Page 1 of 1

Lead pipe/shank size question

Posted: Sun Mar 03, 2013 8:13 am
by bububassboner
Good day,
I have been talking with a German guy about his tuba he has for sale ( in German, my brain hurts) its an old GDR era symphonie in gold brass with the bell kranz and a left hand thumb operated fifth valve. I asked him if it is tuba shank or bass trombone shank and he didn't know. Is there any good way of telling what shank it might have before I get out there?

Thanks in advance

Re: Lead pipe/shank size question

Posted: Sun Mar 03, 2013 8:48 am
by TheHatTuba
Does it have clock or spiral springs?

Re: Lead pipe/shank size question

Posted: Sun Mar 03, 2013 9:08 am
by bububassboner
TheHatTuba wrote:Does it have clock or spiral springs?
Clock springs. Though they were redone by B&S in 2006. I'm surprised they didn't change them out then.

Re: Lead pipe/shank size question

Posted: Sun Mar 03, 2013 10:47 am
by bububassboner
bloke wrote:
...so I wouldn't let a small shank receiver on a GOOD B&S Symphonie F tuba keep me from acquiring it.
Oh I wasn't gonna let that stop me.
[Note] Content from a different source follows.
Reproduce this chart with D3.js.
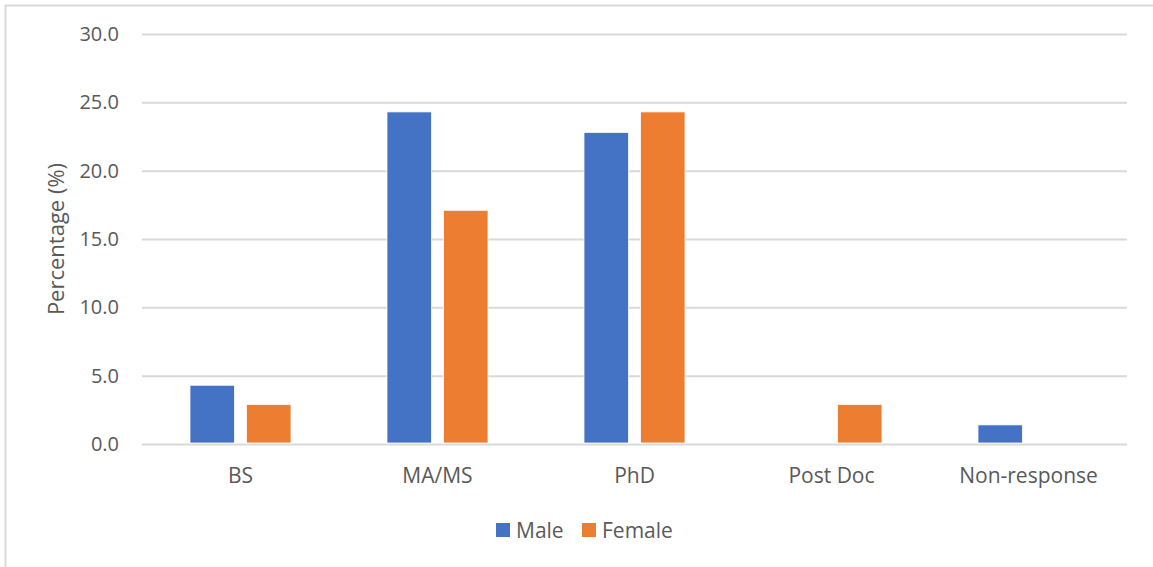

I don't have a small shank mouthpiece so if it is small shank ill need to get one.

Do you make a small shank solo mouthpiece?

Re: Lead pipe/shank size question

Posted: Sun Mar 03, 2013 12:24 pm
by Donn
To my eye, the small end of a small shank is 12½ mm, where a US standard is a full 13. The distinction is within most people's measurement tolerances, I think.

If you're really talking "bass trombone" shank, that's a little larger, but still visibly less than 13 mm.